On Tuesday, the Department of Labor announced that the consumer price index had soared to 3.8 percent in April, the highest level in nearly three years, and that inflation outpaced real wage gains for the first time since early 2023.
In addition, the price of gasoline has skyrocketed 50 percent since Johnson proclaimed that “the tangible, immediate benefits of our policies are indisputable.”
What is indisputable is that the war in Iran and Trump’s tariffs are to blame for higher prices, even though Republicans would love to pass the buck to his predecessor Joe Biden.

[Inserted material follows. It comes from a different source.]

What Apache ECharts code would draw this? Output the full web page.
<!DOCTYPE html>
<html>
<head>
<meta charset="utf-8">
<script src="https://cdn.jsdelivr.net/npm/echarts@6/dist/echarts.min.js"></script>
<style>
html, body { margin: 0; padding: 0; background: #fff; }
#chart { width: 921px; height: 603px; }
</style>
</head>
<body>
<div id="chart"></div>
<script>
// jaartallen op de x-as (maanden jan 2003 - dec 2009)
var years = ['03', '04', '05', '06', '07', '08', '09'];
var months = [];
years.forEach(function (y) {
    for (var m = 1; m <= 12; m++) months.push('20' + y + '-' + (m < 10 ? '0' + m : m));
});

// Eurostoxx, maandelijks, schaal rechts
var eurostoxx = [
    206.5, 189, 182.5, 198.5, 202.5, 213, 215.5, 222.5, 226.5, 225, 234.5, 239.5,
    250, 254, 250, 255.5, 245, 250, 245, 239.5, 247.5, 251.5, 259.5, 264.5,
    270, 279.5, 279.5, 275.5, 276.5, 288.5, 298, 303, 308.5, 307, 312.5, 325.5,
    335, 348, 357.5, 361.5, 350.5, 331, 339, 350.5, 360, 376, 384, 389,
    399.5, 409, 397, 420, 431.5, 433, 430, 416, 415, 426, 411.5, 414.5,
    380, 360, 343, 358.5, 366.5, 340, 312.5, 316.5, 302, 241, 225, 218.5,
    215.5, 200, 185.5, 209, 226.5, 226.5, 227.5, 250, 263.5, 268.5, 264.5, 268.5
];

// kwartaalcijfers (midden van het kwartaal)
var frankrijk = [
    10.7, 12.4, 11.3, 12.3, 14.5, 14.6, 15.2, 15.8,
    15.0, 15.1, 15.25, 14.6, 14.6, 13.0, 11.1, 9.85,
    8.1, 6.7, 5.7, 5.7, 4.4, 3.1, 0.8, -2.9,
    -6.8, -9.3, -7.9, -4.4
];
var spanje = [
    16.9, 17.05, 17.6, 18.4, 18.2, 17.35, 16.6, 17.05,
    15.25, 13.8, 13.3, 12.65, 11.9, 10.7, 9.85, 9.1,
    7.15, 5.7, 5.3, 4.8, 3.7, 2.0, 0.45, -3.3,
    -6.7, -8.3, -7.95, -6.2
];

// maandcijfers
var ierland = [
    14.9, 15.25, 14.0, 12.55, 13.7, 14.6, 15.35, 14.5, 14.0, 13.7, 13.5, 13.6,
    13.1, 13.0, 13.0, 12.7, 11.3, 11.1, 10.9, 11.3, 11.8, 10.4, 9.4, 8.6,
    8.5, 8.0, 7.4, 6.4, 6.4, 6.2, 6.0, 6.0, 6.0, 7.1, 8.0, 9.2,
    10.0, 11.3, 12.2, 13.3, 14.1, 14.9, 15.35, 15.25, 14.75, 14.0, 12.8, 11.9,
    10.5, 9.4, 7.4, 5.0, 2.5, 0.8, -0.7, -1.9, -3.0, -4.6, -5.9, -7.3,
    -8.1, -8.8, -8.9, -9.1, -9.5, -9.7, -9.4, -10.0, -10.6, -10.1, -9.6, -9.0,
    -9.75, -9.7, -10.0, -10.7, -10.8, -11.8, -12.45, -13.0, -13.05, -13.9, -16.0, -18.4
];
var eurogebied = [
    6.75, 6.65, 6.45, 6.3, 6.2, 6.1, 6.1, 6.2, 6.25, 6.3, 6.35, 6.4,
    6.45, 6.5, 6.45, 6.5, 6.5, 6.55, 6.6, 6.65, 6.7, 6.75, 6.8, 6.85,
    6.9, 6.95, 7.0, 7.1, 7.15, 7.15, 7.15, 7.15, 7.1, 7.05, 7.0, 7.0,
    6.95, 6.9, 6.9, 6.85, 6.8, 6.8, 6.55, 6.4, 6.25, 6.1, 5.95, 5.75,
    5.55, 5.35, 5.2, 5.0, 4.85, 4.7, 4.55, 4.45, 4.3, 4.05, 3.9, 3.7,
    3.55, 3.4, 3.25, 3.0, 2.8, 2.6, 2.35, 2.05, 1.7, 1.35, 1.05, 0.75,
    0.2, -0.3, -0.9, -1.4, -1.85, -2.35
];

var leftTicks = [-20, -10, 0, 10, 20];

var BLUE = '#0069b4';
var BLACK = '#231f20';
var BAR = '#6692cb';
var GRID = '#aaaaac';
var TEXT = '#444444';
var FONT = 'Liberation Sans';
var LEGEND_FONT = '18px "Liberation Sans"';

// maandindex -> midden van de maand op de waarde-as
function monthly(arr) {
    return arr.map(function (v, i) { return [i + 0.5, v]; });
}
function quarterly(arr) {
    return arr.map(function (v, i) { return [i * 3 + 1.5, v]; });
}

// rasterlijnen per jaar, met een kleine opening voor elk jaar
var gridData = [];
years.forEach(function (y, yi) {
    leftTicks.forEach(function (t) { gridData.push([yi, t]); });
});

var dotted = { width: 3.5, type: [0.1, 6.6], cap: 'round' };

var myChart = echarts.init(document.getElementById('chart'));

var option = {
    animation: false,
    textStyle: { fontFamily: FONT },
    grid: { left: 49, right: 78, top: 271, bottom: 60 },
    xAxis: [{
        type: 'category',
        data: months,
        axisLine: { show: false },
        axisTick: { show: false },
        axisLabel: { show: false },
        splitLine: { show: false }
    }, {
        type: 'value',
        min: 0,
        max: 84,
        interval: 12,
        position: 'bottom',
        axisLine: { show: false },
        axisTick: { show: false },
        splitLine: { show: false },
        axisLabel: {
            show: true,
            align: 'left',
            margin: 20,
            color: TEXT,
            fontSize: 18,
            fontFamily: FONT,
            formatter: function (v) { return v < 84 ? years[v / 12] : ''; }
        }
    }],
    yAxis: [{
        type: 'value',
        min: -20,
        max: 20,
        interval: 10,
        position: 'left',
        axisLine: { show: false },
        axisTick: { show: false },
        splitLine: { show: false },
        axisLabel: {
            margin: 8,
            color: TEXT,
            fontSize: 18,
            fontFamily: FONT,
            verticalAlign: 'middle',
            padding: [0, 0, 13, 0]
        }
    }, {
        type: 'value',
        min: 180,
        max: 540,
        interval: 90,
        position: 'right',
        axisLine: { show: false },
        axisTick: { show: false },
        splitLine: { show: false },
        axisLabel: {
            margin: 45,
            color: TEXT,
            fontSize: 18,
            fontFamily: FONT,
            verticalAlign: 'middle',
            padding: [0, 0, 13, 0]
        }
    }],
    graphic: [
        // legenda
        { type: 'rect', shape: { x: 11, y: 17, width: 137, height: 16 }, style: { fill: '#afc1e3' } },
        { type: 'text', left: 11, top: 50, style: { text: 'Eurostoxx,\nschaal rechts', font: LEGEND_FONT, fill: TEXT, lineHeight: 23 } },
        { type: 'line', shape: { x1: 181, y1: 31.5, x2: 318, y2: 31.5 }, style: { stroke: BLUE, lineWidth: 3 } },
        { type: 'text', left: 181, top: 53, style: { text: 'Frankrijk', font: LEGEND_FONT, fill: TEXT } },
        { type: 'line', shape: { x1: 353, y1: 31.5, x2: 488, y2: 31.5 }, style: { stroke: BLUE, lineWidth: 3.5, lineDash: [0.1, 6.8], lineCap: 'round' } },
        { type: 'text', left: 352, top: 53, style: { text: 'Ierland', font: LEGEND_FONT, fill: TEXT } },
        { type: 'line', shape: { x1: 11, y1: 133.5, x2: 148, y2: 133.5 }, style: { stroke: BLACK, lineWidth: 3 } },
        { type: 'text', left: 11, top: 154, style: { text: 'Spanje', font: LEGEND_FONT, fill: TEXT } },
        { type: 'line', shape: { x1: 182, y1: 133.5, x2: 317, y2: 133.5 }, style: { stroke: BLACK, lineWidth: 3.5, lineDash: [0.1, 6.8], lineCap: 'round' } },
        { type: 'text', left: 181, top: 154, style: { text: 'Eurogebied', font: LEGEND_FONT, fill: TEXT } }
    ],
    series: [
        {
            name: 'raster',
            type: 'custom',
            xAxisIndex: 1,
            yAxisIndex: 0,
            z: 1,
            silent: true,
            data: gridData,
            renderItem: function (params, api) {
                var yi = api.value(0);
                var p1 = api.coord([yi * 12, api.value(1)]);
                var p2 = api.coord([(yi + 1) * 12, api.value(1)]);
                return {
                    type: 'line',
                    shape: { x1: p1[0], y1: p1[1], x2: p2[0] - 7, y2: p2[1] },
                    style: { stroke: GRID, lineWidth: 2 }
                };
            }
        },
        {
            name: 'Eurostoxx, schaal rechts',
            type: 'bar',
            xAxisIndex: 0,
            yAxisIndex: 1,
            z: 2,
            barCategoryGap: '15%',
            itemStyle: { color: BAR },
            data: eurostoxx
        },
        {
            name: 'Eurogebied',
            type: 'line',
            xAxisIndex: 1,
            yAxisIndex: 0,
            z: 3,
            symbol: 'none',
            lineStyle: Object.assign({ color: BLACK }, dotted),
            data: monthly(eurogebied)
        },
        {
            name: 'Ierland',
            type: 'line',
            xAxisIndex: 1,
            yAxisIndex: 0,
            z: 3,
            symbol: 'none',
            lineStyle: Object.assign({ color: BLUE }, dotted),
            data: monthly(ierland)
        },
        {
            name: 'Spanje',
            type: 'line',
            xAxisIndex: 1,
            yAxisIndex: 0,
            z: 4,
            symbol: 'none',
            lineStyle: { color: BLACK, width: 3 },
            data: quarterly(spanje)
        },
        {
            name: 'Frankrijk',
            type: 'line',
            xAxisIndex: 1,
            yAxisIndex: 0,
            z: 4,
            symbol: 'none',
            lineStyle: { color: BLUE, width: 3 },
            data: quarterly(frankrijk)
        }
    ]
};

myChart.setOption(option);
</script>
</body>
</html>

However, anybody who can read a graph can clearly see that inflation plunged quickly from its peak of 9.1 percent in June 2022 and, a year later, started leveling off at around 3 percent. It reached 2.4 percent two months before the 2024 election and inched back up to 3.0 percent when Trump took office.
Now, less than six months before the midterms, it is rising again. And, unless Trump manages to bring the war to an end in a way that results in the immediate re-opening of the Strait of Hormuz and a substantial decrease in gasoline prices, inflation is not expected to drop down below 3 percent any time soon.
Oh, and he may want to give up on his tariffs, which are also contributing to Americans paying more for the things they need.
Worst of all for the GOP is that, even if prices were to ease, they also have to manage to win over voters who have no confidence in them.
A new poll shows that 70 percent of them disapprove of Trump’s handling of the economy, which nearly three in four rate as “poor.” The numbers are even worse for how he is dealing with inflation and gas prices.
And a majority of Americans now says that the economy and the cost of living are the most important issue facing the country, dwarfing topics like crime and safety, which the GOP would like to focus on.
Finally, nearly two-thirds of voters believe that Trump’s policies have made things worse. What is particularly bad for Republicans is that a plurality of Americans (41 percent) believe that the changes to US tax laws they are touting have made things worse.
In other words, there is no good news here for the GOP, and it will take a lot more than gerrymandering southern states for them to hold on to the majority in Congress and for Johnson to keep his job.